What's new is one of those vexing questions that all of us get asked from time to time, especially when we're among acquaintances who care enough to ask, who don't have enough energy to compose an original question, or who ask the question because they know it almost always delivers the safe and predictable answer, Oh, not much really; how about you? If you don't have growing children, or an aging pet, or a pregnant wife, or a fast-paced career, or a budding romance, or sick parents, or rambunctious and unpredictable neighbors, or one of the many other things that reliably throw life for a loop, then you can tell whomever it is that not much is new, that nothing noteworthy is happening at the moment, that your life is pretty much the same now as it was this time last year, and this can be a great way to conceal, sometimes even from yourself, what's really happening in your life and, even better, what's on your mind. Nothing much. How about you?

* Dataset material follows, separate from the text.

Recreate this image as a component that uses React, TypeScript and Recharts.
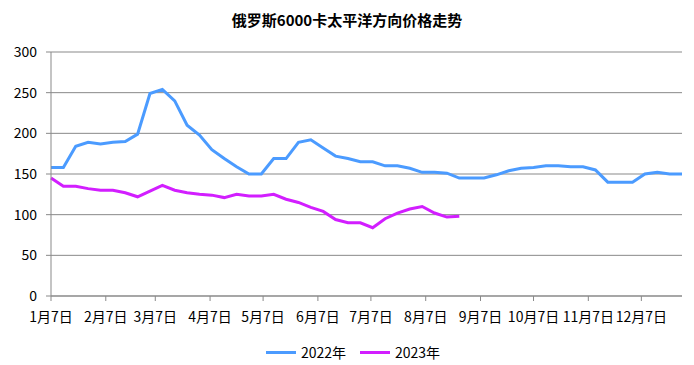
import React from 'react';
import { LineChart, Line, XAxis, YAxis, CartesianGrid, Legend } from 'recharts';

// weekly prices, first point on 1月7日
const price2022 = [
  158, 158, 184, 189, 187, 189, 190, 199, 249, 254, 240, 210, 198, 180, 169, 159,
  150, 150, 169, 169, 189, 192, 182, 172, 169, 165, 165, 160, 160, 157, 152, 152,
  151, 145, 145, 145, 149, 154, 157, 158, 160, 160, 159, 159, 155, 140, 140, 140,
  150, 152, 150, 150,
];
const price2023 = [
  145, 135, 135, 132, 130, 130, 127, 122, 129, 136, 130, 127, 125, 124, 121, 125,
  123, 123, 125, 119, 115, 109, 104, 94, 90, 90, 84, 95, 102, 107, 110, 102,
  97, 98,
];

// days after 1月7日 for each month tick
const monthTicks = [0, 31, 59, 90, 120, 151, 181, 212, 243, 273, 304, 334];
const monthLabels = ['1月7日', '2月7日', '3月7日', '4月7日', '5月7日', '6月7日', '7月7日', '8月7日', '9月7日', '10月7日', '11月7日', '12月7日'];
const yTicks = [0, 50, 100, 150, 200, 250, 300];

const data = price2022.map((v, i) => ({
  day: i * 7,
  y2022: v,
  y2023: i < price2023.length ? price2023[i] : null,
}));

const font = '"Microsoft YaHei", "Noto Sans CJK SC", sans-serif';
const gridColor = '#898989';

const renderLegend = (props: any) => {
  const { payload } = props;
  return (
    <div style={{ display: 'flex', justifyContent: 'center', paddingLeft: 24, fontSize: 14, fontFamily: font, color: '#000' }}>
      {(payload || []).map((entry: any, idx: number) => (
        <span key={entry.value} style={{ display: 'inline-flex', alignItems: 'center', marginLeft: idx ? 14 : 0 }}>
          <span style={{ display: 'inline-block', width: 30, height: 3, background: entry.color, marginRight: 5 }}></span>
          {entry.value}
        </span>
      ))}
    </div>
  );
};

const App: React.FC = () => {
  return (
    <div style={{ position: 'absolute', left: 0, top: 0, width: 694, height: 365, background: '#fff', fontFamily: font }}>
      <div
        style={{
          position: 'absolute',
          top: 9,
          left: 0,
          width: 694,
          textAlign: 'center',
          fontSize: 15,
          fontWeight: 'bold',
          color: '#000',
        }}
      >
        俄罗斯6000卡太平洋方向价格走势
      </div>
      <LineChart width={694} height={365} data={data} margin={{ top: 52, right: 12, bottom: 0, left: 0 }}>
        <CartesianGrid vertical={false} stroke={gridColor} strokeWidth={1} />
        <XAxis
          dataKey="day"
          type="number"
          domain={[0, 357]}
          ticks={monthTicks}
          tickFormatter={(v: number) => monthLabels[monthTicks.indexOf(v)]}
          interval={0}
          height={30}
          stroke={gridColor}
          tickSize={5}
          tick={{ fill: '#000', fontSize: 14, fontFamily: font }}
          tickMargin={11}
        />
        <YAxis
          domain={[0, 300]}
          ticks={yTicks}
          width={51}
          stroke={gridColor}
          tickSize={5}
          tickMargin={9}
          tick={{ fill: '#000', fontSize: 14, fontFamily: font }}
        />
        <Legend
          verticalAlign="bottom"
          height={39}
          content={renderLegend}
          wrapperStyle={{ top: 342, bottom: 'auto' }}
        />
        <Line
          type="linear"
          dataKey="y2022"
          name="2022年"
          stroke="#4b9bff"
          strokeWidth={3}
          dot={false}
          isAnimationActive={false}
        />
        <Line
          type="linear"
          dataKey="y2023"
          name="2023年"
          stroke="#d21eff"
          strokeWidth={3}
          dot={false}
          connectNulls={false}
          isAnimationActive={false}
        />
      </LineChart>
    </div>
  );
};

export default App;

I am re-reading Stan Crawford's book, A Garlic Testament, and a passage that jumped out at me the first time I read the book jumped out at me again today:
There is a kind of knowledge that can be obtained only by a long succession of small or even absentminded observations and which remains so private that you fail to see it for what it is, and so entangled is it in a habitual activity spread out over many years.
At a party recently at Flying Object I got to tell a stranger what would happen to this garden—and how quickly it would happen—if I were ever to leave it, as I eventually must. There are so many different chores that I must do to maintain and develop this garden, but the list of those chores has been so privately and silently developed over the years, I would be hard pressed to enumerate them, and the person listening would likely lose interest in one minute, which is exactly what happened the other night when I started talking about the wild yarrow that must be checked each year lest it take over the garden. So yeah, not much at all is new. Late April is always late April. A small comfort to be sure.